HuffPo continues, "There was a time when becoming an artist meant devoting yourself to a starving, bohemian lifestyle....(but) The NEA 'analyzed 11 distinct artist occupations: actors, announcers, architects, dancers and choreographers, designers, fine artists, art directors and animators, musicians,...producers and directors' ....and what they found paint's the artist's dream as a surprisingly cozy reality."

HuffPo continues, "The median salary for artists is $43,000, compared to the $39,000 averaged labor force as a whole."

Yadda yadda. And so this is the media template for this study: wow artists are rich.

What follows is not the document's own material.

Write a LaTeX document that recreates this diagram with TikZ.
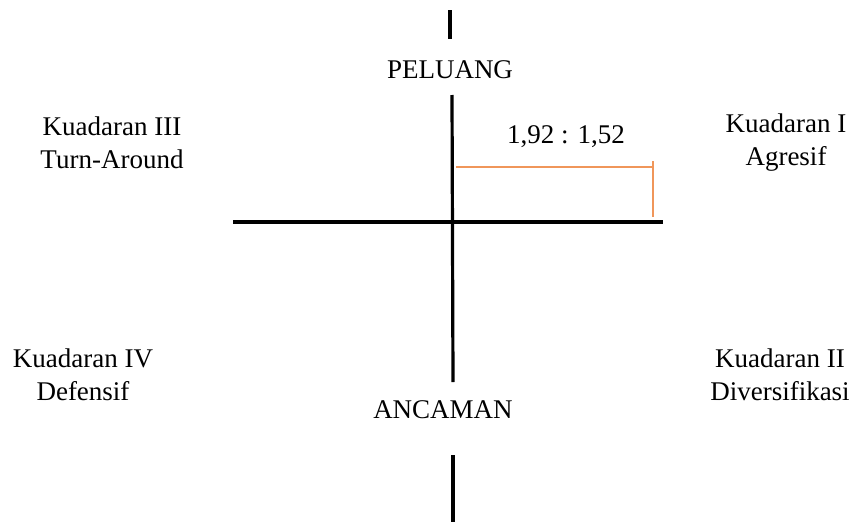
\documentclass[tikz,border=0pt]{standalone}
\usepackage{fontspec}
\setmainfont{Liberation Serif}
\definecolor{orangeline}{RGB}{240,150,90}
\begin{document}
\begin{tikzpicture}[x=1pt,y=-1pt,
  lbl/.style={font=\fontsize{27}{33}\selectfont, align=center, inner sep=0pt},
  axis/.style={line width=3.2pt, black},
  orng/.style={line width=1.6pt, orangeline}]
\useasboundingbox (0,0) rectangle (854,522);
% axis coordinates
\coordinate (t1) at (450,10);
\coordinate (t2) at (450,39);
\coordinate (v1) at (452,95);
\coordinate (v2) at (453,382);
\coordinate (b1) at (453,455);
\coordinate (b2) at (453,522);
\coordinate (hl) at (233,222);
\coordinate (hr) at (663,222);
\coordinate (o1) at (456,167);
\coordinate (o2) at (653,167);
\coordinate (o3) at (653,161);
\coordinate (o4) at (653,217);
\draw[axis] (t1) -- (t2);
\draw[axis] (v1) -- (v2);
\draw[axis] (b1) -- (b2);
\draw[axis] (hl) -- (hr);
\draw[orng] (o1) -- (o2);
\draw[orng] (o3) -- (o4);
% labels
\node[lbl] (peluang) at (450,70) {PELUANG};
\node[lbl] (ratio) at (566,137) {1,92 : 1,52};
\node[lbl] (k3) at (112,143) {Kuadaran III\\Turn-Around};
\node[lbl] (k1) at (786,143) {Kuadaran I\\Agresif};
\node[lbl] (k4) at (83,375) {Kuadaran IV\\Defensif};
\node[lbl] (k2) at (780,375) {Kuadaran II\\Diversifikasi};
\node[lbl] (ancaman) at (443,410) {ANCAMAN};
\end{tikzpicture}
\end{document}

At least "Art in America" magazine looks at the study with a little skepticism: "The new study confirms the earlier findings and adds the news flash that artists tend to congregate in metropolitan areas, which --ask a New York artist-- makes the nominally higher median income of $43,230 less than comfortable."(ref)

Indeed.

Study reveals RUBBISH.

The generally accepted meaning of artist is a fine artist. Of course the average skews high when one includes "actors, announcers, architects, ...art directors... and animators, musicians... producers and directors." Hell, if I put Frank Gehry, Jay-Z, Steven Spielberg, Yoko Ono, Limbaugh, Couric, Leno, and any Pixar-anim­ator into the pool, well the salary ~average~ will be just rocking high. Wooo I love my new penthouse view! Oh dear, my personal helicopter is late. The survey (page 10) lumps fine artists into the same subcategor­y as art directors and animators.(ref [PDF]) Art directors?

From what I've seen

(Wait, what have I seen? About 1000 of my 1200 Facebook cyberfriends are artists and I have frequent contact with about 80 of them. Some of my art-writing has been published. So hopefully I've got a little cred' on this topic.)

Now where was I?

From what I've seen, non-celebrity non-represented fine artists are either :


1) Adult children of money.

Mommy is a lawyer or some other big money exec who can afford to live in the city --or can afford to fund baby's staying there long enough to get the MFA. They might dress like ratty bohemians but their i-Gear costs hundreds. Profs friendly with key galleries shepherd them to getting group shows. Then they're young rising stars getting solo exhibits. These privileged few are the exceptions­.

or

2) Working poor.

Self-insur­ed multi-job dodgers maybe selling an art piece independently each quarter but struggling to pay student loans (for that nearly-obligatory MFA degree so many galleries expect) and studio space. The majority of art sales are in major cities and those living in the low-rent countrysid­e miss out. To sell art, it remains usually-necessary to reside where the rent is profoundly high. Even in dangerous 'hoodz, enough floorspace and utilities to make city-scale art costs thousands. They grind along for a few years before either getting representation or having a big life-change and throwing in the towel.

So the non-succe$sful drop out of the sample-field soon enough. Only those who can afford to keep at being a fine artist --keep at being a fine artist.

I'll bet the director of the NEA a beer that such things weren't factored into the big study.